Ideli cobrou que a Segunda Turma do STF analise, após oito meses, o mérito da questão.
Irmã de Sônia, Marta de Jesus disse que sua mãe morreu procurando pela filha. Ela negou que a mãe tenha dado a menina à família de Santa Catarina. Disse que sua mãe apenas deixou que ela fosse cuidada, mas mantendo contanto com a família biológica, o que nunca mais aconteceu.
— A minha mãe dizia: "eu vou morrer e não vou rever a minha filha". Como ela [Sônia] está hoje? O que está acontecendo?
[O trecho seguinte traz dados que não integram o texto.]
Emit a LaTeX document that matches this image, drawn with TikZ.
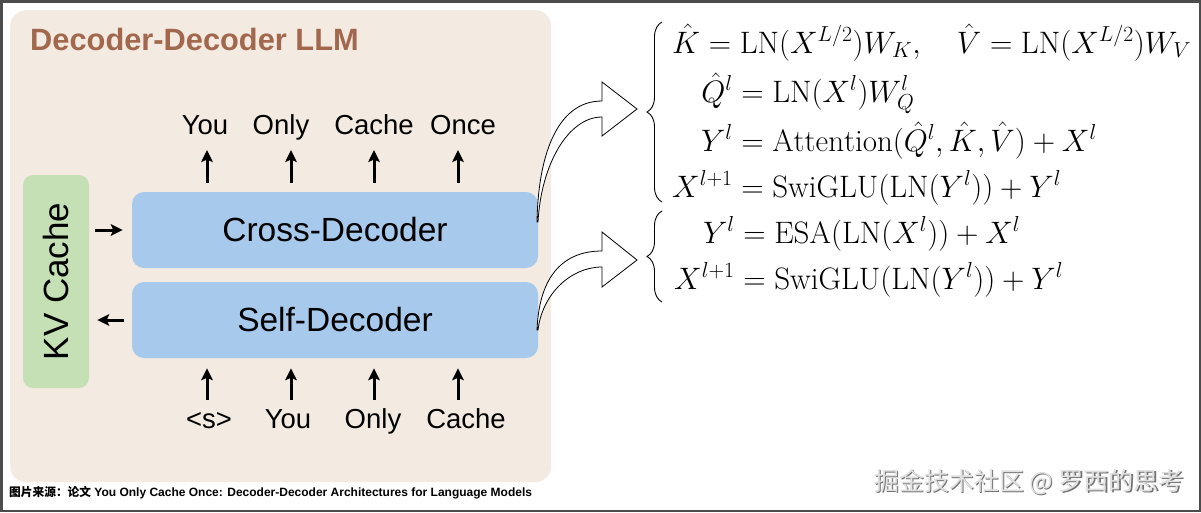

Não sabemos — lamentou Marta, ao enfatizar que ela e os demais irmãos tiveram acesso à educação, diferentemente de Sônia, e que querem o retorno da irmã à família biológica.
A presidente da Associação Nacional dos Magistrados da Justiça do Trabalho (Anamatra), Luciana Paula Conforti avaliou que "há negação e desvalorização do trabalho doméstico" e que há muita subnotificação e dificuldade de resgate pelos casos ocorrerem no âmbito de residências.
Segundo Luciana, o trabalho doméstico é listado como uma das piores formas de trabalho infantil. Ela pediu que seja votado o quanto antes projeto de lei que concede pensão especial para acolher essas trabalhadoras vítimas da escravização.
A secretária Nacional dos Direitos da Pessoa com Deficiência do Ministério dos Direitos Humanos e Cidadania, Anna Paula Feminella, adverte que esses empregadores confiam na impunidade para manter os resquícios escravocratas:
— Estamos falando dos direitos humanos de uma cidadã. Quantas mulheres surdas, com deficiência, podem estar em uma situação como a dela? Temos de falar também em deficiência, que ainda é um tabu. Não podemos tratar isso como um detalhe, essa questão da pessoa com deficiência também está em jogo.
Para Valdirene Boaventura Santos, secretária de Assuntos Jurídicos do Sindicato dos Trabalhadores e Trabalhadoras Domésticas do Estado da Bahia, a categoria ainda continua na “invisibilidade nacional sendo escravizada”:
— Nós, como trabalhadoras domésticas, precisamos de respeito. Todas nós aqui queremos Sônia livre, queremos as “Sônias” livres.